▸ **Dataset content**:
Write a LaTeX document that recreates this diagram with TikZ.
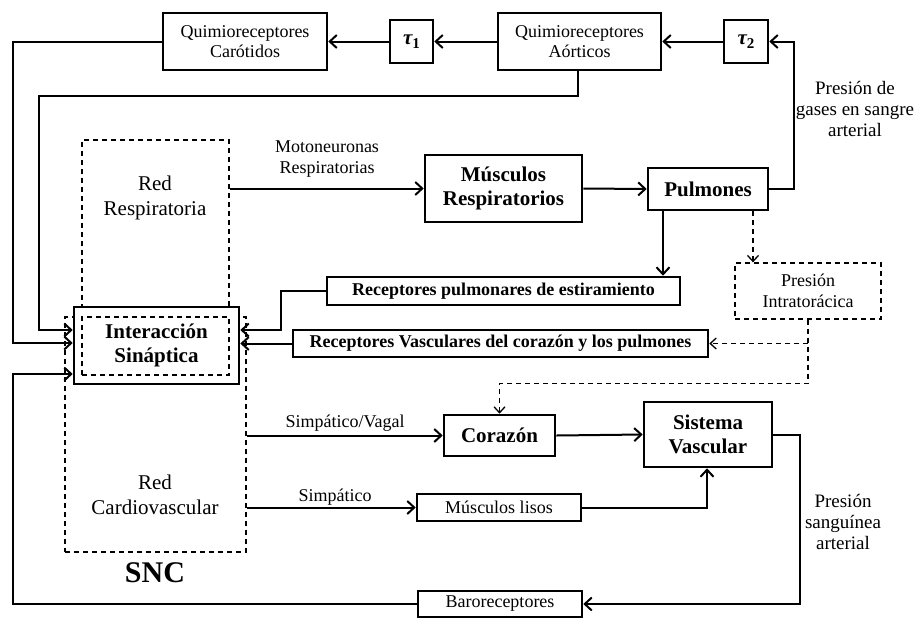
\documentclass[tikz,border=0pt]{standalone}
\usepackage{fontspec}
\setmainfont{Liberation Serif}
\usepackage{tikz}
\usetikzlibrary{arrows.meta,positioning,calc}

\newcommand{\taubox}[1]{{\bfseries\itshape τ}{\raisebox{-0.35ex}{\fontsize{15}{15}\selectfont\bfseries #1}}}

\begin{document}
\begin{tikzpicture}[
  x=1pt, y=-1pt,
  blk/.style={draw, line width=2.6pt, align=center, inner sep=0pt,
              font=\fontsize{18}{20}\selectfont},
  bblk/.style={blk, font=\fontsize{18}{20}\selectfont\bfseries},
  bigblk/.style={blk, font=\fontsize{21}{24}\selectfont\bfseries},
  dbox/.style={draw, dashed, line width=1.3pt, dash pattern=on 5pt off 4pt,
               inner sep=0pt},
  arr/.style={-{Straight Barb[length=7pt,width=13pt]}, line width=2pt},
  darr/.style={-{Straight Barb[length=6pt,width=11pt]}, line width=1.3pt,
               dash pattern=on 5pt off 4pt},
  lab/.style={align=center, inner sep=0pt, font=\fontsize{18}{21}\selectfont},
  netlab/.style={align=center, inner sep=0pt, font=\fontsize{21}{25}\selectfont}
]
\useasboundingbox (0,0) rectangle (921,619);

% Quimioreceptores y retardos
\node[blk, minimum width=164, minimum height=57] (carot) at (245,41.5) {Quimioreceptores\\Carótidos};
\node[bigblk, minimum width=43, minimum height=43] (tau1) at (411.5,41.5) {\taubox{1}};
\node[blk, minimum width=163, minimum height=57] (aort) at (579.5,41.5) {Quimioreceptores\\Aórticos};
\node[bigblk, minimum width=44, minimum height=43] (tau2) at (746,41.5) {\taubox{2}};

% SNC
\node[dbox, minimum width=147, minimum height=235] (resp) at (155.5,257.5) {};
\node[dbox, minimum width=181, minimum height=235] (card) at (155.5,434.5) {};
\node[netlab] (resplab) at (155,198) {Red\\Respiratoria};
\node[netlab] (cardlab) at (155,495) {Red\\Cardiovascular};
\node[font=\fontsize{30}{30}\selectfont\bfseries] (snc) at (155,573) {SNC};
\node[bigblk, fill=white, minimum width=165, minimum height=77] (inter) at (156.5,345.5) {Interacción\\Sináptica};
\node[dbox, minimum width=147, minimum height=58] (interin) at (155.5,346) {};

% Sistema respiratorio
\node[bigblk, minimum width=157, minimum height=67] (musc) at (503.5,188.5) {Músculos\\Respiratorios};
\node[bigblk, minimum width=120, minimum height=42] (pulm) at (708,189) {Pulmones};
\node[bblk, minimum width=353, minimum height=28] (rpul) at (503.5,291) {Receptores pulmonares de estiramiento};
\node[bblk, minimum width=415, minimum height=27] (rvas) at (500.5,343.5) {Receptores Vasculares del corazón y los pulmones};
\node[dbox, align=center, font=\fontsize{18}{21}\selectfont, minimum width=146, minimum height=56] (intra) at (808,291) {Presión\\Intratorácica};

% Sistema cardiovascular
\node[bigblk, minimum width=111, minimum height=41] (coraz) at (499.5,435.5) {Corazón};
\node[bigblk, minimum width=128, minimum height=65] (sisv) at (708,434.5) {Sistema\\Vascular};
\node[blk, minimum width=164, minimum height=27] (mlisos) at (499,507.5) {Músculos lisos};
\node[blk, minimum width=164, minimum height=26] (baro) at (500,604) {Baroreceptores};

% Etiquetas
\node[lab] (motolab) at (327,159) {Motoneuronas\\Respiratorias};
\node[lab] (vagallab) at (345,423) {Simpático/Vagal};
\node[lab] (simplab) at (335,497) {Simpático};
\node[lab, font=\fontsize{19}{21}\selectfont] (gaslab) at (855,109) {Presión de\\gases en sangre\\arterial};
\node[lab, font=\fontsize{19}{21}\selectfont] (sanglab) at (843,522) {Presión\\sanguínea\\arterial};

\coordinate (xa) at (13,0);
\coordinate (xb) at (39,0);

% Lazo quimiorreceptor
\draw[arr] (tau2.west) -- (aort.east);
\draw[arr] (aort.west) -- (tau1.east);
\draw[arr] (tau1.west) -- (carot.east);
\draw[arr] (pulm.east) -- ++(25,0) |- (tau2.east);
\draw[arr] (carot.west) -- (carot.west -| xa) |- ([yshift=2.5pt]inter.west);
\draw[arr] ([xshift=-1.5pt]aort.south) -- ++(0,25) -| ([yshift=15.5pt]inter.west -| xb) -- ([yshift=15.5pt]inter.west);

% Lazo respiratorio
\draw[arr] (resp.east |- musc.west) -- (musc.west);
\draw[arr] (musc.east) -- (pulm.west);
\draw[arr] ([xshift=-45pt]pulm.south) -- ([xshift=-45pt]pulm.south |- rpul.north);
\draw[darr] ([xshift=45pt]pulm.south) -- ([xshift=45pt]pulm.south |- intra.north);
\draw[arr] (rpul.west) -- ++(-45,0) |- ([yshift=15.5pt]inter.east);
\draw[arr] (rvas.west) -- (rvas.west -| inter.east);
\draw[darr] (intra.south) -- ++(0,64) -| (coraz.north);
\draw[darr] (intra.south |- rvas.east) -- (rvas.east);

% Lazo cardiovascular
\draw[arr] (card.east |- coraz.west) -- (coraz.west);
\draw[arr] (card.east |- mlisos.west) -- (mlisos.west);
\draw[arr] (coraz.east) -- (sisv.west);
\draw[arr] (mlisos.east) -| ([xshift=-1pt]sisv.south);
\draw[arr] (sisv.east) -- ++(27,0) |- (baro.east);
\draw[arr] (baro.west) -- (baro.west -| xa) |- ([yshift=-28.5pt]inter.west);
\end{tikzpicture}
\end{document}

▸ **Given instruction**: Except for the pictures, give all the material above again verbatim.

▸ **Complete output**:
Write a LaTeX document that recreates this diagram with TikZ.
\documentclass[tikz,border=0pt]{standalone}
\usepackage{fontspec}
\setmainfont{Liberation Serif}
\usepackage{tikz}
\usetikzlibrary{arrows.meta,positioning,calc}

\newcommand{\taubox}[1]{{\bfseries\itshape τ}{\raisebox{-0.35ex}{\fontsize{15}{15}\selectfont\bfseries #1}}}

\begin{document}
\begin{tikzpicture}[
  x=1pt, y=-1pt,
  blk/.style={draw, line width=2.6pt, align=center, inner sep=0pt,
              font=\fontsize{18}{20}\selectfont},
  bblk/.style={blk, font=\fontsize{18}{20}\selectfont\bfseries},
  bigblk/.style={blk, font=\fontsize{21}{24}\selectfont\bfseries},
  dbox/.style={draw, dashed, line width=1.3pt, dash pattern=on 5pt off 4pt,
               inner sep=0pt},
  arr/.style={-{Straight Barb[length=7pt,width=13pt]}, line width=2pt},
  darr/.style={-{Straight Barb[length=6pt,width=11pt]}, line width=1.3pt,
               dash pattern=on 5pt off 4pt},
  lab/.style={align=center, inner sep=0pt, font=\fontsize{18}{21}\selectfont},
  netlab/.style={align=center, inner sep=0pt, font=\fontsize{21}{25}\selectfont}
]
\useasboundingbox (0,0) rectangle (921,619);

% Quimioreceptores y retardos
\node[blk, minimum width=164, minimum height=57] (carot) at (245,41.5) {Quimioreceptores\\Carótidos};
\node[bigblk, minimum width=43, minimum height=43] (tau1) at (411.5,41.5) {\taubox{1}};
\node[blk, minimum width=163, minimum height=57] (aort) at (579.5,41.5) {Quimioreceptores\\Aórticos};
\node[bigblk, minimum width=44, minimum height=43] (tau2) at (746,41.5) {\taubox{2}};

% SNC
\node[dbox, minimum width=147, minimum height=235] (resp) at (155.5,257.5) {};
\node[dbox, minimum width=181, minimum height=235] (card) at (155.5,434.5) {};
\node[netlab] (resplab) at (155,198) {Red\\Respiratoria};
\node[netlab] (cardlab) at (155,495) {Red\\Cardiovascular};
\node[font=\fontsize{30}{30}\selectfont\bfseries] (snc) at (155,573) {SNC};
\node[bigblk, fill=white, minimum width=165, minimum height=77] (inter) at (156.5,345.5) {Interacción\\Sináptica};
\node[dbox, minimum width=147, minimum height=58] (interin) at (155.5,346) {};

% Sistema respiratorio
\node[bigblk, minimum width=157, minimum height=67] (musc) at (503.5,188.5) {Músculos\\Respiratorios};
\node[bigblk, minimum width=120, minimum height=42] (pulm) at (708,189) {Pulmones};
\node[bblk, minimum width=353, minimum height=28] (rpul) at (503.5,291) {Receptores pulmonares de estiramiento};
\node[bblk, minimum width=415, minimum height=27] (rvas) at (500.5,343.5) {Receptores Vasculares del corazón y los pulmones};
\node[dbox, align=center, font=\fontsize{18}{21}\selectfont, minimum width=146, minimum height=56] (intra) at (808,291) {Presión\\Intratorácica};

% Sistema cardiovascular
\node[bigblk, minimum width=111, minimum height=41] (coraz) at (499.5,435.5) {Corazón};
\node[bigblk, minimum width=128, minimum height=65] (sisv) at (708,434.5) {Sistema\\Vascular};
\node[blk, minimum width=164, minimum height=27] (mlisos) at (499,507.5) {Músculos lisos};
\node[blk, minimum width=164, minimum height=26] (baro) at (500,604) {Baroreceptores};

% Etiquetas
\node[lab] (motolab) at (327,159) {Motoneuronas\\Respiratorias};
\node[lab] (vagallab) at (345,423) {Simpático/Vagal};
\node[lab] (simplab) at (335,497) {Simpático};
\node[lab, font=\fontsize{19}{21}\selectfont] (gaslab) at (855,109) {Presión de\\gases en sangre\\arterial};
\node[lab, font=\fontsize{19}{21}\selectfont] (sanglab) at (843,522) {Presión\\sanguínea\\arterial};

\coordinate (xa) at (13,0);
\coordinate (xb) at (39,0);

% Lazo quimiorreceptor
\draw[arr] (tau2.west) -- (aort.east);
\draw[arr] (aort.west) -- (tau1.east);
\draw[arr] (tau1.west) -- (carot.east);
\draw[arr] (pulm.east) -- ++(25,0) |- (tau2.east);
\draw[arr] (carot.west) -- (carot.west -| xa) |- ([yshift=2.5pt]inter.west);
\draw[arr] ([xshift=-1.5pt]aort.south) -- ++(0,25) -| ([yshift=15.5pt]inter.west -| xb) -- ([yshift=15.5pt]inter.west);

% Lazo respiratorio
\draw[arr] (resp.east |- musc.west) -- (musc.west);
\draw[arr] (musc.east) -- (pulm.west);
\draw[arr] ([xshift=-45pt]pulm.south) -- ([xshift=-45pt]pulm.south |- rpul.north);
\draw[darr] ([xshift=45pt]pulm.south) -- ([xshift=45pt]pulm.south |- intra.north);
\draw[arr] (rpul.west) -- ++(-45,0) |- ([yshift=15.5pt]inter.east);
\draw[arr] (rvas.west) -- (rvas.west -| inter.east);
\draw[darr] (intra.south) -- ++(0,64) -| (coraz.north);
\draw[darr] (intra.south |- rvas.east) -- (rvas.east);

% Lazo cardiovascular
\draw[arr] (card.east |- coraz.west) -- (coraz.west);
\draw[arr] (card.east |- mlisos.west) -- (mlisos.west);
\draw[arr] (coraz.east) -- (sisv.west);
\draw[arr] (mlisos.east) -| ([xshift=-1pt]sisv.south);
\draw[arr] (sisv.east) -- ++(27,0) |- (baro.east);
\draw[arr] (baro.west) -- (baro.west -| xa) |- ([yshift=-28.5pt]inter.west);
\end{tikzpicture}
\end{document}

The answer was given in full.